▸ **WHAT TO PRODUCE**
Copy each line below that contains "this".

▸ **SUPPLIED ENTRIES**
========================================================================

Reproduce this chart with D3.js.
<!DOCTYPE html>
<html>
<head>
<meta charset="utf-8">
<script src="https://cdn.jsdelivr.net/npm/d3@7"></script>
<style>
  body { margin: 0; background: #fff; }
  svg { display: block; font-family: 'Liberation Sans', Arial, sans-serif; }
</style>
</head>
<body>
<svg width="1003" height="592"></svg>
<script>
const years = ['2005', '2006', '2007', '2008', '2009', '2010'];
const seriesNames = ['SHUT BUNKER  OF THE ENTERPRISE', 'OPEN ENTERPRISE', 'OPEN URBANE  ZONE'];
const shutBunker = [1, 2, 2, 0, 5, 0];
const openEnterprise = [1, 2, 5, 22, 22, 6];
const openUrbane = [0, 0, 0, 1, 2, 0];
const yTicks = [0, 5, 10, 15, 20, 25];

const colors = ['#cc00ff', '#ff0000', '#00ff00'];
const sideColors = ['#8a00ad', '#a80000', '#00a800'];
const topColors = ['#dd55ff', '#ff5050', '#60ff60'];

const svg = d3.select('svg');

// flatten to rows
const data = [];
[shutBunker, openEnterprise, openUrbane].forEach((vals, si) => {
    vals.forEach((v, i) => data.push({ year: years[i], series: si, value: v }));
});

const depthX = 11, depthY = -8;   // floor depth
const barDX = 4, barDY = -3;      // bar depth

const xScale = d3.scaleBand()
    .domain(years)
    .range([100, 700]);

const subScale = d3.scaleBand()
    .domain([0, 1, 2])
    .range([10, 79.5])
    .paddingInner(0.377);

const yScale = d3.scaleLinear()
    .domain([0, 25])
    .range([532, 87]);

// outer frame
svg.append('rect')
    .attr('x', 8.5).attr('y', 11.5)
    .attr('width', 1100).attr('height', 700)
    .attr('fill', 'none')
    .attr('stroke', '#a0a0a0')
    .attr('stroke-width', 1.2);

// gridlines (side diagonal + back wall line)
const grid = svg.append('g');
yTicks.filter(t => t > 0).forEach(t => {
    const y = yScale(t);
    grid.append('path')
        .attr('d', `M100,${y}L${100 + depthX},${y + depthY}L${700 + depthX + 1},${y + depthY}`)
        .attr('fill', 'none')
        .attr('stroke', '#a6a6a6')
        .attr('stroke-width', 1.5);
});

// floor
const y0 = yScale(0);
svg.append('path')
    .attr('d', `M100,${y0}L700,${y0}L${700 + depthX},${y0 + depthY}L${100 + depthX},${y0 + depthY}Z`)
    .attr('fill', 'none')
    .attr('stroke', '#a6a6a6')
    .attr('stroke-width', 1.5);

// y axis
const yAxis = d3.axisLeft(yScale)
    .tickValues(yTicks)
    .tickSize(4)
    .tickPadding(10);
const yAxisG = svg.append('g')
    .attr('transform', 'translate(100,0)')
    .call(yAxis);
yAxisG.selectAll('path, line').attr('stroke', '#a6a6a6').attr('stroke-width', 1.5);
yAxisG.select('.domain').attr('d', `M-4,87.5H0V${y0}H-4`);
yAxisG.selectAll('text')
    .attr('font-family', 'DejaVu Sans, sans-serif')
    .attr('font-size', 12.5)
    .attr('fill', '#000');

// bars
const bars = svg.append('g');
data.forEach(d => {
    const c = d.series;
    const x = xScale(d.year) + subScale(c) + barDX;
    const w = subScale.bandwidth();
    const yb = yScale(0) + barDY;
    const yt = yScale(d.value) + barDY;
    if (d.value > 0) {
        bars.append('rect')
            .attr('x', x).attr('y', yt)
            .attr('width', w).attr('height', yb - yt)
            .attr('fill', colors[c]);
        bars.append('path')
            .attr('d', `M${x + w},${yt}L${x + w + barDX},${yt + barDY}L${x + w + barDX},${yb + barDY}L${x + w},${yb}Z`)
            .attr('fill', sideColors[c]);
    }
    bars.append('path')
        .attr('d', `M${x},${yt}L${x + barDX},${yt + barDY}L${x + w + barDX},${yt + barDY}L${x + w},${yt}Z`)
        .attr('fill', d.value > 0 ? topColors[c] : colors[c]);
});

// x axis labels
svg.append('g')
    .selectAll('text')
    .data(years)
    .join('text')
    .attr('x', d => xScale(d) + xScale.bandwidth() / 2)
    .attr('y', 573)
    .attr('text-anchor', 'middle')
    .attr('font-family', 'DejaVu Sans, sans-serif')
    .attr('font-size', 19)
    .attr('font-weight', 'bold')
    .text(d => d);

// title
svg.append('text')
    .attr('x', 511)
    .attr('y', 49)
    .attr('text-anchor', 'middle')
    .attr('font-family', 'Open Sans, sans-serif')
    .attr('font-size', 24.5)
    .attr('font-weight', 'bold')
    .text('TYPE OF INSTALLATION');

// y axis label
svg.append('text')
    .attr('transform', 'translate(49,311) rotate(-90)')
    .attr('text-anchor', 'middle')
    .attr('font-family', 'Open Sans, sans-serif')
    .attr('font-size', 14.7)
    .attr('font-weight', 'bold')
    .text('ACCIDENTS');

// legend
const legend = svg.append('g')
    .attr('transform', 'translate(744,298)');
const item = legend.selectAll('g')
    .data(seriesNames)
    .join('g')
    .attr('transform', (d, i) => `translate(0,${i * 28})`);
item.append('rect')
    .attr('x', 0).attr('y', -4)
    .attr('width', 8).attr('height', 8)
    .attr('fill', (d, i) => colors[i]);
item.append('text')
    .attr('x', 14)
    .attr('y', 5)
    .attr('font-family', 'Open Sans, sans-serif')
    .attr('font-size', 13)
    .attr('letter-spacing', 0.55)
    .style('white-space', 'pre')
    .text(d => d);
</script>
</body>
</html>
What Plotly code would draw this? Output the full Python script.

========================================================================

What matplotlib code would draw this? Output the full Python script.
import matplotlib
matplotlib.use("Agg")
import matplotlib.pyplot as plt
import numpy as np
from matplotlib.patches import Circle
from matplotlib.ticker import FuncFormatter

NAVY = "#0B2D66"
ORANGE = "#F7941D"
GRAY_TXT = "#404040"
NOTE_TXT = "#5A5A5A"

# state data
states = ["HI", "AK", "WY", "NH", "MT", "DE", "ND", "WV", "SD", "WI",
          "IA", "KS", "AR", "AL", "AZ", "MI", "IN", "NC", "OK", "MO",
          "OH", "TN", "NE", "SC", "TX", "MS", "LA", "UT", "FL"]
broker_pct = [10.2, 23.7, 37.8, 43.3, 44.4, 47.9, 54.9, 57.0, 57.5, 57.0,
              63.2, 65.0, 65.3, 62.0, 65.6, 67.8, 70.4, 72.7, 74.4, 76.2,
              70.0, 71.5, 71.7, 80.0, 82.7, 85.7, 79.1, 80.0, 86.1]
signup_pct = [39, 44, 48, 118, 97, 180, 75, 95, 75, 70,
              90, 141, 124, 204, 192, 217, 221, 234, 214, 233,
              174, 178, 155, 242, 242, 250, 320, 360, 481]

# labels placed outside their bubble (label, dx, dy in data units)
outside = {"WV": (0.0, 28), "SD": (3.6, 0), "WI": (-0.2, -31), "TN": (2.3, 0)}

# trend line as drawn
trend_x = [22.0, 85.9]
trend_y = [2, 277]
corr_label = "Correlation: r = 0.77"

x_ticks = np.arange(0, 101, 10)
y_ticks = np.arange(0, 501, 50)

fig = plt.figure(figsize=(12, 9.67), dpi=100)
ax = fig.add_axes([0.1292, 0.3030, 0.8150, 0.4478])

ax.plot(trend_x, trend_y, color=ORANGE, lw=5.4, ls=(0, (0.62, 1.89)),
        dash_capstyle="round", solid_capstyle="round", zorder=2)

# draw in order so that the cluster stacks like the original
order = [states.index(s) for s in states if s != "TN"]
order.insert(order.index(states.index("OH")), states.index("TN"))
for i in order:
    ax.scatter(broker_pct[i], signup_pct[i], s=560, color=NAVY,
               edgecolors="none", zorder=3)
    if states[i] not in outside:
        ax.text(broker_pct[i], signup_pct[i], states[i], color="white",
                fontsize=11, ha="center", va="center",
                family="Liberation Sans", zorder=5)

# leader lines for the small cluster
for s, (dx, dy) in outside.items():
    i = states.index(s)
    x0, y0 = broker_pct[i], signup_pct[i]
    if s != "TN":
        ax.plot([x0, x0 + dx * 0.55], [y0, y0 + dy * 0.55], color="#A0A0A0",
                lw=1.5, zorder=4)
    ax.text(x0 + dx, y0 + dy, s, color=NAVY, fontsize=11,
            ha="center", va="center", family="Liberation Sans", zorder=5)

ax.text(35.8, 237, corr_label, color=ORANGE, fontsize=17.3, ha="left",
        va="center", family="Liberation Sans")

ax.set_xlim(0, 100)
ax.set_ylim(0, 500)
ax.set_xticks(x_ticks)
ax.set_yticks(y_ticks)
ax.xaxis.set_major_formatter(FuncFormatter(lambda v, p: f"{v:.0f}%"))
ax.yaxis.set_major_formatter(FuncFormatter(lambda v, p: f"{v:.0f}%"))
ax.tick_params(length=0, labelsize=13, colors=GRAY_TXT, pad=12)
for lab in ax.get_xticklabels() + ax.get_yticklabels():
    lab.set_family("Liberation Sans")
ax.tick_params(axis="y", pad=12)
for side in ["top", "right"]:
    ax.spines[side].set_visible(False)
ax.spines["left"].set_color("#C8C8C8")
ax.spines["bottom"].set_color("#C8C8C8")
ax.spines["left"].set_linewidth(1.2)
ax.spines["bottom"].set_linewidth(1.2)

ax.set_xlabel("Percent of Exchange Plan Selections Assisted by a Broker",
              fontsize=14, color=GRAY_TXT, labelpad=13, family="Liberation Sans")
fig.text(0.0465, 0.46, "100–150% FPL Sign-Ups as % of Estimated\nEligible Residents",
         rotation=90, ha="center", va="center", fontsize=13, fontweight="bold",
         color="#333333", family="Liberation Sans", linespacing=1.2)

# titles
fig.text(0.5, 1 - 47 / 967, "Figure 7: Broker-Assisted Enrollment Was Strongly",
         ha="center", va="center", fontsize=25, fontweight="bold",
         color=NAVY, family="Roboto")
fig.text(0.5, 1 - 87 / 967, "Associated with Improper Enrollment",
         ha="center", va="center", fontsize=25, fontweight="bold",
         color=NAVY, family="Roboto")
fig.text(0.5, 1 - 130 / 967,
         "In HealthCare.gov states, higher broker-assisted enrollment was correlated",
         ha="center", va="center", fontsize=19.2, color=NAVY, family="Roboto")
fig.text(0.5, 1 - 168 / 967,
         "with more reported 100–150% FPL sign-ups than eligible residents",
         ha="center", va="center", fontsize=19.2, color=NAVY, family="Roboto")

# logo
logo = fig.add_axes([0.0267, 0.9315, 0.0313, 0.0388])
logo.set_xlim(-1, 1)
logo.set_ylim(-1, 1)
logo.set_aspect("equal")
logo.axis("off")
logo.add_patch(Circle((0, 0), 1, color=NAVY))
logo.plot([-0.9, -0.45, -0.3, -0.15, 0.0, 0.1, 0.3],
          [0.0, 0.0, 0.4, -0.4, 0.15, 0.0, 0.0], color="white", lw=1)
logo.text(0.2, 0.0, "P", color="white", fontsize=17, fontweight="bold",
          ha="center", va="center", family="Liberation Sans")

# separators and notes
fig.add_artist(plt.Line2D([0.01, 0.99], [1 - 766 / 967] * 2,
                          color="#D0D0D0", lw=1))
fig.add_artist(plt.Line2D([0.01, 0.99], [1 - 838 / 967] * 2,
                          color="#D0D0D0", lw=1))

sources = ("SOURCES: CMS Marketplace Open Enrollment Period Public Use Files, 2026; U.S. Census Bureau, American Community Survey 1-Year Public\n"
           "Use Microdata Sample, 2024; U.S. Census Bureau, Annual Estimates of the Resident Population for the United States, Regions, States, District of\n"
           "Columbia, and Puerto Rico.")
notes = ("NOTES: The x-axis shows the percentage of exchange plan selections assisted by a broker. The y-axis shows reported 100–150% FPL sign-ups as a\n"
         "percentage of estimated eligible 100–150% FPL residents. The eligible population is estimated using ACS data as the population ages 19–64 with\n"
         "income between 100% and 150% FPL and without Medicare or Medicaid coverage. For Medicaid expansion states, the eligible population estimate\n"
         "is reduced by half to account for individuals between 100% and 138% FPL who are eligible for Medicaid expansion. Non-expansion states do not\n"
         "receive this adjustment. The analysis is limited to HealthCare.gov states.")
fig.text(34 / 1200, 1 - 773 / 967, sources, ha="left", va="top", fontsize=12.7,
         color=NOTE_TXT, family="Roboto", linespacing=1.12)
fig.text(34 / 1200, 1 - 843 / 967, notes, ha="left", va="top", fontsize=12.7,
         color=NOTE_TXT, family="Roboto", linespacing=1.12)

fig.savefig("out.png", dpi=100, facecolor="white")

========================================================================

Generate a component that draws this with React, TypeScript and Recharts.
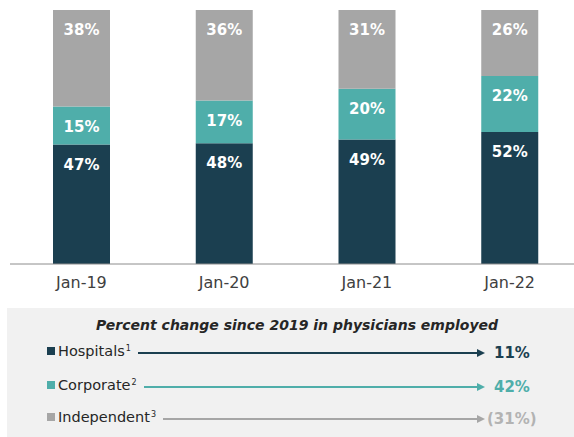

========================================================================

▸ **FINAL RESULT**
Reproduce this chart with D3.js.
What Plotly code would draw this? Output the full Python script.
What matplotlib code would draw this? Output the full Python script.
         "receive this adjustment. The analysis is limited to HealthCare.gov states.")
Generate a component that draws this with React, TypeScript and Recharts.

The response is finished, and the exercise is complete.